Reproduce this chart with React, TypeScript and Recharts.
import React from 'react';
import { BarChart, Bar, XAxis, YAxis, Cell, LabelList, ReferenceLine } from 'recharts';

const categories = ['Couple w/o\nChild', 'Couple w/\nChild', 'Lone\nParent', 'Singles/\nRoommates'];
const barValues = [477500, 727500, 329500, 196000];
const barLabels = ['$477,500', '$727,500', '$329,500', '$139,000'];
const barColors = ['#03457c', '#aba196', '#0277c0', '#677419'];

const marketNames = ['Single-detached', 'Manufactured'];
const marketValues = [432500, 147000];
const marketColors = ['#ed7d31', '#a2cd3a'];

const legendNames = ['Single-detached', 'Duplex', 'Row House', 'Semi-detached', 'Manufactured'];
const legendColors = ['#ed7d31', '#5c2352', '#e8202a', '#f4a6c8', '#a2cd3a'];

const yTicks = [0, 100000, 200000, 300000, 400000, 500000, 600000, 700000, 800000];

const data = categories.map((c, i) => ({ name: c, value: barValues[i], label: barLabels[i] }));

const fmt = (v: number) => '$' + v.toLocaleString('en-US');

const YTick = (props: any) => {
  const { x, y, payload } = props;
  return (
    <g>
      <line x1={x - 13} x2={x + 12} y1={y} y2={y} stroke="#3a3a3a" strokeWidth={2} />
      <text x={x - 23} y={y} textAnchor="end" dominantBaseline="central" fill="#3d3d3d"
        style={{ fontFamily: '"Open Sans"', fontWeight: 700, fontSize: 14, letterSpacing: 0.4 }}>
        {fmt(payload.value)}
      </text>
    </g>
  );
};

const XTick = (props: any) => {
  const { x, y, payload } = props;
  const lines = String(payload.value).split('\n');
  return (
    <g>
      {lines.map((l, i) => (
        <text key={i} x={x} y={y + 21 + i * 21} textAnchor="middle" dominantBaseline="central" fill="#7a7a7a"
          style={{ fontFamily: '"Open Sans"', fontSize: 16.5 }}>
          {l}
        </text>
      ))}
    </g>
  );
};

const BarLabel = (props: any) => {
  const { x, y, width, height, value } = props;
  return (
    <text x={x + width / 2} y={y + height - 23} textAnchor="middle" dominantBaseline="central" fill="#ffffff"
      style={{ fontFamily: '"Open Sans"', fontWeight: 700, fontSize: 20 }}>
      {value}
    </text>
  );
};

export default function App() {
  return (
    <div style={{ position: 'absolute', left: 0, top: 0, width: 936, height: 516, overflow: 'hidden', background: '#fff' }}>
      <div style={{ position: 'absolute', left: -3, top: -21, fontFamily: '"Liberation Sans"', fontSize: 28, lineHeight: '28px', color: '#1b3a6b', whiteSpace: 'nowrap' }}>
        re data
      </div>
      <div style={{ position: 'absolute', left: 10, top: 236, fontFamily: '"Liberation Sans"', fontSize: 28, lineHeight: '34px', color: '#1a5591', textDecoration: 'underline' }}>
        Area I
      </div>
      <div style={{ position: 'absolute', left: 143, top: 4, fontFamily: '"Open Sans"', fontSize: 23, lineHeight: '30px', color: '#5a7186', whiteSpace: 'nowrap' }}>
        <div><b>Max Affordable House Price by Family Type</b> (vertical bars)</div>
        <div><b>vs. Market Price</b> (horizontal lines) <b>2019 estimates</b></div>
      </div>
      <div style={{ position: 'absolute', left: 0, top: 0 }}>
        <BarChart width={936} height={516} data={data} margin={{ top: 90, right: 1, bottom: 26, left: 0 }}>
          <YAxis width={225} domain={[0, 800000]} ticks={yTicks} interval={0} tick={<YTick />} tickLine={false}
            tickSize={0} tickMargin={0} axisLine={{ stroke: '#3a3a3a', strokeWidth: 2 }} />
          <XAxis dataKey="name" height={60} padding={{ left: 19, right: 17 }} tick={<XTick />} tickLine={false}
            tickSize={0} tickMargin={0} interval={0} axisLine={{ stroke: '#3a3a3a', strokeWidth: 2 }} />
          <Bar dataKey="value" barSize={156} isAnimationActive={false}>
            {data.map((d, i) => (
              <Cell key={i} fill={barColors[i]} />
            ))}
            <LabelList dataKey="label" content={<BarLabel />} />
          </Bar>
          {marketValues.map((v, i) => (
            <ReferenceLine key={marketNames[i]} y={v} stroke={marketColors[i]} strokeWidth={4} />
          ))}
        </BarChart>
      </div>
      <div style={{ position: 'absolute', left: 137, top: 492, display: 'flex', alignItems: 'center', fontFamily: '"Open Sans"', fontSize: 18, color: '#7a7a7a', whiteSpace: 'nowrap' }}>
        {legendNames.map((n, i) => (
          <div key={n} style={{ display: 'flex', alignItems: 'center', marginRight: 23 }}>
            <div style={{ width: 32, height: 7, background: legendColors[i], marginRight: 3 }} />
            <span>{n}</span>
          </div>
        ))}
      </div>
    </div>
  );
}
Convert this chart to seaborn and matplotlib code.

--------------------------------

**Problem description**
Write down the full listing again, exactly.

**Exercise response**
Reproduce this chart with React, TypeScript and Recharts.
import React from 'react';
import { BarChart, Bar, XAxis, YAxis, Cell, LabelList, ReferenceLine } from 'recharts';

const categories = ['Couple w/o\nChild', 'Couple w/\nChild', 'Lone\nParent', 'Singles/\nRoommates'];
const barValues = [477500, 727500, 329500, 196000];
const barLabels = ['$477,500', '$727,500', '$329,500', '$139,000'];
const barColors = ['#03457c', '#aba196', '#0277c0', '#677419'];

const marketNames = ['Single-detached', 'Manufactured'];
const marketValues = [432500, 147000];
const marketColors = ['#ed7d31', '#a2cd3a'];

const legendNames = ['Single-detached', 'Duplex', 'Row House', 'Semi-detached', 'Manufactured'];
const legendColors = ['#ed7d31', '#5c2352', '#e8202a', '#f4a6c8', '#a2cd3a'];

const yTicks = [0, 100000, 200000, 300000, 400000, 500000, 600000, 700000, 800000];

const data = categories.map((c, i) => ({ name: c, value: barValues[i], label: barLabels[i] }));

const fmt = (v: number) => '$' + v.toLocaleString('en-US');

const YTick = (props: any) => {
  const { x, y, payload } = props;
  return (
    <g>
      <line x1={x - 13} x2={x + 12} y1={y} y2={y} stroke="#3a3a3a" strokeWidth={2} />
      <text x={x - 23} y={y} textAnchor="end" dominantBaseline="central" fill="#3d3d3d"
        style={{ fontFamily: '"Open Sans"', fontWeight: 700, fontSize: 14, letterSpacing: 0.4 }}>
        {fmt(payload.value)}
      </text>
    </g>
  );
};

const XTick = (props: any) => {
  const { x, y, payload } = props;
  const lines = String(payload.value).split('\n');
  return (
    <g>
      {lines.map((l, i) => (
        <text key={i} x={x} y={y + 21 + i * 21} textAnchor="middle" dominantBaseline="central" fill="#7a7a7a"
          style={{ fontFamily: '"Open Sans"', fontSize: 16.5 }}>
          {l}
        </text>
      ))}
    </g>
  );
};

const BarLabel = (props: any) => {
  const { x, y, width, height, value } = props;
  return (
    <text x={x + width / 2} y={y + height - 23} textAnchor="middle" dominantBaseline="central" fill="#ffffff"
      style={{ fontFamily: '"Open Sans"', fontWeight: 700, fontSize: 20 }}>
      {value}
    </text>
  );
};

export default function App() {
  return (
    <div style={{ position: 'absolute', left: 0, top: 0, width: 936, height: 516, overflow: 'hidden', background: '#fff' }}>
      <div style={{ position: 'absolute', left: -3, top: -21, fontFamily: '"Liberation Sans"', fontSize: 28, lineHeight: '28px', color: '#1b3a6b', whiteSpace: 'nowrap' }}>
        re data
      </div>
      <div style={{ position: 'absolute', left: 10, top: 236, fontFamily: '"Liberation Sans"', fontSize: 28, lineHeight: '34px', color: '#1a5591', textDecoration: 'underline' }}>
        Area I
      </div>
      <div style={{ position: 'absolute', left: 143, top: 4, fontFamily: '"Open Sans"', fontSize: 23, lineHeight: '30px', color: '#5a7186', whiteSpace: 'nowrap' }}>
        <div><b>Max Affordable House Price by Family Type</b> (vertical bars)</div>
        <div><b>vs. Market Price</b> (horizontal lines) <b>2019 estimates</b></div>
      </div>
      <div style={{ position: 'absolute', left: 0, top: 0 }}>
        <BarChart width={936} height={516} data={data} margin={{ top: 90, right: 1, bottom: 26, left: 0 }}>
          <YAxis width={225} domain={[0, 800000]} ticks={yTicks} interval={0} tick={<YTick />} tickLine={false}
            tickSize={0} tickMargin={0} axisLine={{ stroke: '#3a3a3a', strokeWidth: 2 }} />
          <XAxis dataKey="name" height={60} padding={{ left: 19, right: 17 }} tick={<XTick />} tickLine={false}
            tickSize={0} tickMargin={0} interval={0} axisLine={{ stroke: '#3a3a3a', strokeWidth: 2 }} />
          <Bar dataKey="value" barSize={156} isAnimationActive={false}>
            {data.map((d, i) => (
              <Cell key={i} fill={barColors[i]} />
            ))}
            <LabelList dataKey="label" content={<BarLabel />} />
          </Bar>
          {marketValues.map((v, i) => (
            <ReferenceLine key={marketNames[i]} y={v} stroke={marketColors[i]} strokeWidth={4} />
          ))}
        </BarChart>
      </div>
      <div style={{ position: 'absolute', left: 137, top: 492, display: 'flex', alignItems: 'center', fontFamily: '"Open Sans"', fontSize: 18, color: '#7a7a7a', whiteSpace: 'nowrap' }}>
        {legendNames.map((n, i) => (
          <div key={n} style={{ display: 'flex', alignItems: 'center', marginRight: 23 }}>
            <div style={{ width: 32, height: 7, background: legendColors[i], marginRight: 3 }} />
            <span>{n}</span>
          </div>
        ))}
      </div>
    </div>
  );
}
Convert this chart to seaborn and matplotlib code.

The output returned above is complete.